Last year, Houston-based ConocoPhillips sold $17.7 billion in mainly oil sands holdings to Calgary-based Cenovus Energy. Cenovus funded the bought deal partly with 208-million Cenovus common shares, with Conoco planning to sell the stock as soon as energy share prices rebounded.
Before that, Norway’s Statoil ASA sold its stake in the oil sands to Calgary-based Athabasca Oil in 2016 for $836 million.
Canadian oil sands producers realize they have to do something about the differential, and, as the federal government fights to get a pipeline all the way to the coast, they’ve been innovating like mad to get production costs down, reportedly shaving as much as 30% off the cost of a barrel of oil.
“The industry was very good when prices fell as steeply as they did at reducing its cost structure,” says Pat Maguire, an Energy lawyer and Vice Chair of Bennett Jones LLP. “It has turned out to be far more scalable and resilient around price volatility than people gave it credit for, and most producers were able to adapt to a new price environment by focusing on their costs.”
Despite the departure of some big global names, Maguire, who is also Bennett Jones’s Calgary managing partner, says buyers are definitely still watching Canadian oil companies. “There’s far more in the works than has been announced.”
While he doesn’t see any headline-type deals in 2018, he sees mergers picking up in the junior and intermediate end. “With companies increasingly focused on core areas, they may need to consolidate to develop them.”
US private equity is still interested in Canada, he says.
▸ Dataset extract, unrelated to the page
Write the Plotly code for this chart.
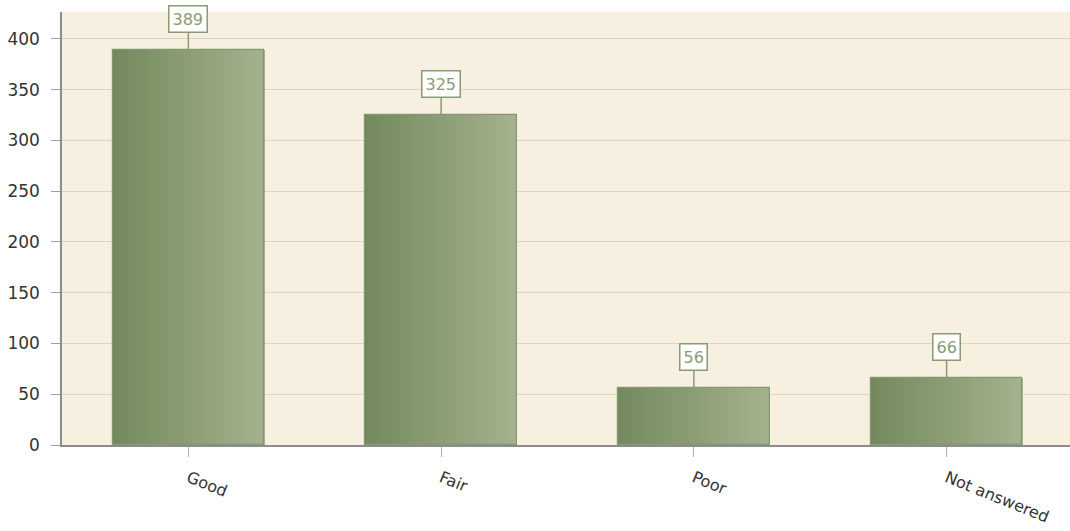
import plotly.graph_objects as go

categories = ["Good", "Fair", "Poor", "Not answered"]
values = [389, 325, 56, 66]
y_ticks = [0, 50, 100, 150, 200, 250, 300, 350, 400]

BAR_W = 0.6
N_SLICES = 30
left_rgb = (116, 138, 94)
right_rgb = (164, 177, 141)

fig = go.Figure()
sw = BAR_W / N_SLICES
for i in range(N_SLICES):
    t = i / (N_SLICES - 1)
    c = tuple(round(a + (b - a) * t) for a, b in zip(left_rgb, right_rgb))
    fig.add_trace(go.Bar(
        x=categories, y=values,
        width=sw * 1.08, offset=-BAR_W / 2 + i * sw,
        marker=dict(color="rgb(%d,%d,%d)" % c, line=dict(width=0)),
        hoverinfo="skip", showlegend=False,
    ))
# outline
fig.add_trace(go.Bar(
    x=categories, y=values, width=BAR_W, offset=-BAR_W / 2,
    marker=dict(color="rgba(0,0,0,0)", line=dict(color="#869873", width=1.2)),
    showlegend=False,
))

for c, v in zip(categories, values):
    fig.add_annotation(
        x=c, y=v, text=str(v), showarrow=True, arrowhead=0, arrowwidth=1.5,
        arrowcolor="#8a9b74", ax=0, ay=-31,
        bgcolor="white", bordercolor="#8a9b74", borderwidth=1.5, borderpad=3,
        font=dict(family="DejaVu Sans", size=16, color="#8a9b74"),
    )

fig.update_layout(
    width=1073, height=531, autosize=False,
    margin=dict(l=62, r=0, t=12, b=86),
    paper_bgcolor="white", plot_bgcolor="#f7efe0",
    barmode="overlay", bargap=0,
    font=dict(family="DejaVu Sans", size=16, color="#333333"),
)
fig.update_xaxes(
    type="category", tickangle=22, showgrid=False, automargin=False,
    showline=True, linecolor="#8c8c8c", linewidth=1.5,
    ticks="outside", ticklen=10, tickcolor="#b0b0b0",
    ticklabelstandoff=6,
    tickfont=dict(size=16, color="#333333"),
)
fig.update_yaxes(
    range=[0, 426.5], tickvals=y_ticks, showgrid=True, gridcolor="#ded6c3",
    showline=True, linecolor="#8c8c8c", linewidth=1.5, automargin=False,
    ticks="outside", ticklen=9, tickcolor="#a0a0a0",
    ticklabelstandoff=8,
    tickfont=dict(size=17, color="#333333"), zeroline=False,
)

fig.write_html(
    "out.html",
    config={"responsive": False, "displayModeBar": False},
    post_script="document.body.style.margin='0';document.body.style.overflow='hidden';",
)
In June, for example, New York-based Warburg Pincus funded a management team at privately held Artis Exploration with $180 million to help the Calgary-based company develop its Duvernay shale position in Western Canada.
And there have been some early indications the banks are starting to increase producers’ borrowing bases by conservative amounts. InPlay Oil Corp. announced a credit facility hike of 25% to $75 million, while a syndicate of lenders raised Delphi Energy Corp.’s senior secured credit facility to $105 million from $95 million.
“This is hopefully indicative of a new trend,” says Quesnel of BD&P; but, despite the measures being taken, “I don’t anticipate we’ll see growth for a very many years.”
It’s much the same story for natural gas producers, says McMillan's Thackray, adding that low prices have kept companies depressed for even longer than for oil producers. “With the benchmark price so low, you’d be hard-pressed to produce it and make any money, so you’re not drilling for gas unless it’s really liquids-rich, in which case you might break even or make a profit. Drilling for oil in Alberta 200 years ago we considered gas a bit of a nuisance. We’ve come full circle.”
He says the near-term prospects for liquified natural gas, or LNG — natural gas that is turned into a liquid to make it easier to store and transport — are not much better. He says there are more than 20 wholly approved projects for the construction of LNG terminals in BC and while “occasionally we hear rumours of one or more putting shovel to the ground,” so far, no go.
He called the decision by Malaysian state-owned energy company Petronas to take a 25% stake in the potential LNG Canada project in Kitimat, BC, “a bit of encouraging news. Maybe that one’s thinking of going ahead. But the big challenge with LNG is who needs it, who wants it and who’s going to buy it?
“To the best of my knowledge, there’s no purchaser ready, willing and able," says Thackray. "Without more buyers somewhere, I’d be surprised if they actually build the facility anytime soon.”
Everything right now points to another fairly subdued year in Canada’s oil patch. But a sustained uptick in prices, or getting Canadian product directly to the Pacific for new customers, could change the outlook fairly quickly.